Les craintes de Leyvraz étaient fondées. Trois mois plus tard, en mars 1959, une lettre envoyée confidentiellement par Trachsel aux membres du Conseil d'Administration, peut laisser penser qu'un accord loyal a été passé entre lui et le rédacteur en chef : ‘"Depuis notre dernière séance, j'ai eu l'occasion de rencontrer plusieurs fois M. Leyvraz dans une atmosphère d'amicale détente. Je lui ai présenté un projet de statut de la Rédaction pour lequel il m'a demandé quelques modifications. Je les ai acceptées, car j'estime que si elles adoucissent quelque peu mes intentions, elles n'en modifient pas l'esprit2450."’ Mais ces lignes montrent, d'une part, que ce projet de "statut" est le fruit des intentions de l'administrateur dont l'autorité est grande, grâce au soutien constant que lui accorde l'évêque; d'autre part, la mention "confidentiel" fait penser que Trachsel agit derrière le dos du rédacteur en chef.

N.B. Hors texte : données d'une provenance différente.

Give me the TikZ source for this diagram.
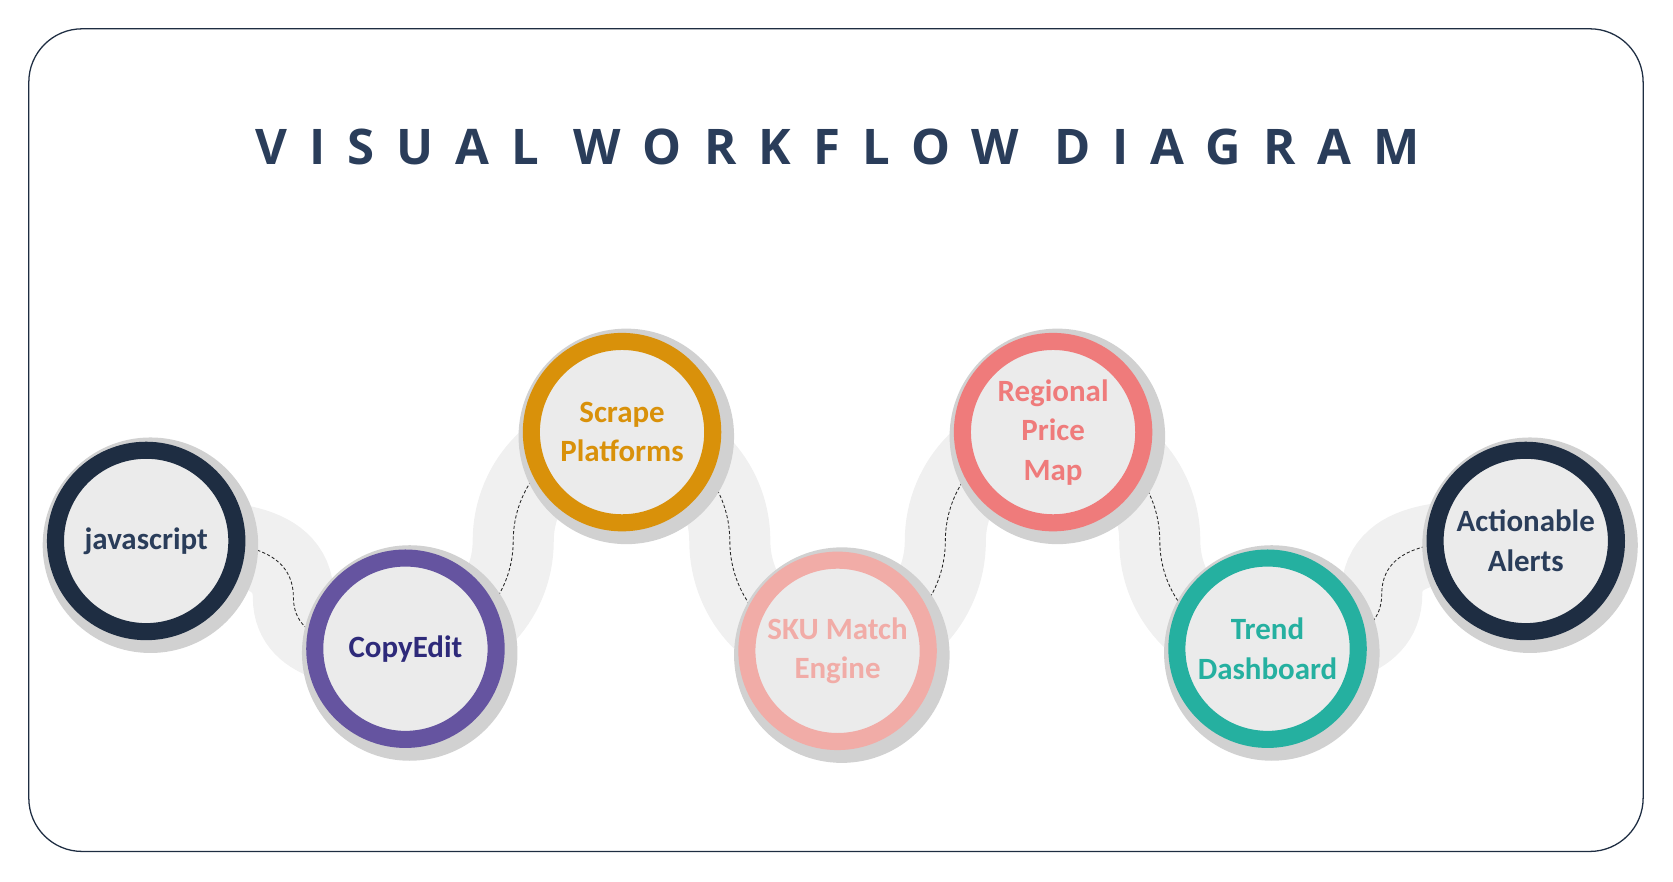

Dans la "définition des pouvoirs", le projet de "Statut de la rédaction" spécifie d'abord que Leyvraz et Trachsel se rencontreront à l'avenir ‘"chaque jour pour mettre en commun leurs soucis et prendre les mesures qu'ils jugent utiles pour la prospérité du journal"’. Puis suit le contenu des prérogatives attribuées à la direction du journal : ‘"Pouvoirs doctrinaux : Le rédacteur en chef est responsable de la ligne de conduite et des options du journal. Tous les articles lui sont soumis pour approbation. En matière doctrinale, il est responsable devant l'autorité ecclésiastique, soit Mgr notre Evêque lui-même ou ses représentants. Les positions que prennent les rédacteurs doivent avoir l'agrément du Rédacteur en chef. Pouvoirs administratifs : Les rédacteurs (...) dépendent, pour toutes les questions administratives (traitement, vacances, congés, déplacements, horaire, discipline, etc. ...) du Conseil d'Administration. L'Administrateur délégué veille à l'application des décisions prises par le Conseil et prend lui-même les décisions courantes. Aucune décision importante concernant la Rédaction ne peut être arrêtée sans que le Rédacteur en chef ait été consulté."’ En outre, toutes les mesures prises par le Conseil pour l'amélioration technique et rédactionnelle du journal, ‘"sont arrêtées d'entente avec l'Administrateur-délégué (aspect financier, administratif, commercial et technique) et le Rédacteur en chef (aspect doctrinal et rédactionnel). Ces mesures sont appliquées en commun, dans leurs divers aspects, par l'Administrateur-délégué et le Rédacteur en chef. Il est désirable qu'un prêtre soit désigné pour assurer la direction spirituelle et l'aumônerie de la maison. Le Rédacteur en chef prend part aux séances du Conseil d'Administration avec voix consultative"’. Il est important de noter que dans ce document (incomplet et non daté) que nous avons trouvé au Vicariat général de Genève, il est écrit, en regard de la phrase concernant le voeu de désigner un prêtre pour la direction spirituelle : "Enlevé et porté au procès-verbal". L'allusion à l'engagement d'un prêtre pour remplir la fonction de directeur spirituel est donc supprimée des statuts. Ce papier affirmant que le rédacteur en chef sera désormais étroitement associé ou consulté pour toutes les prises de décisions, sera signé par Trachsel et Leyvraz, puis entériné par le Conseil d'Administration et l'Evêque.
Convocation d'Albert TRACHSEL aux membres du Conseil d'Administration, 26 mars 1959. Archives du Vicariat général, Genève.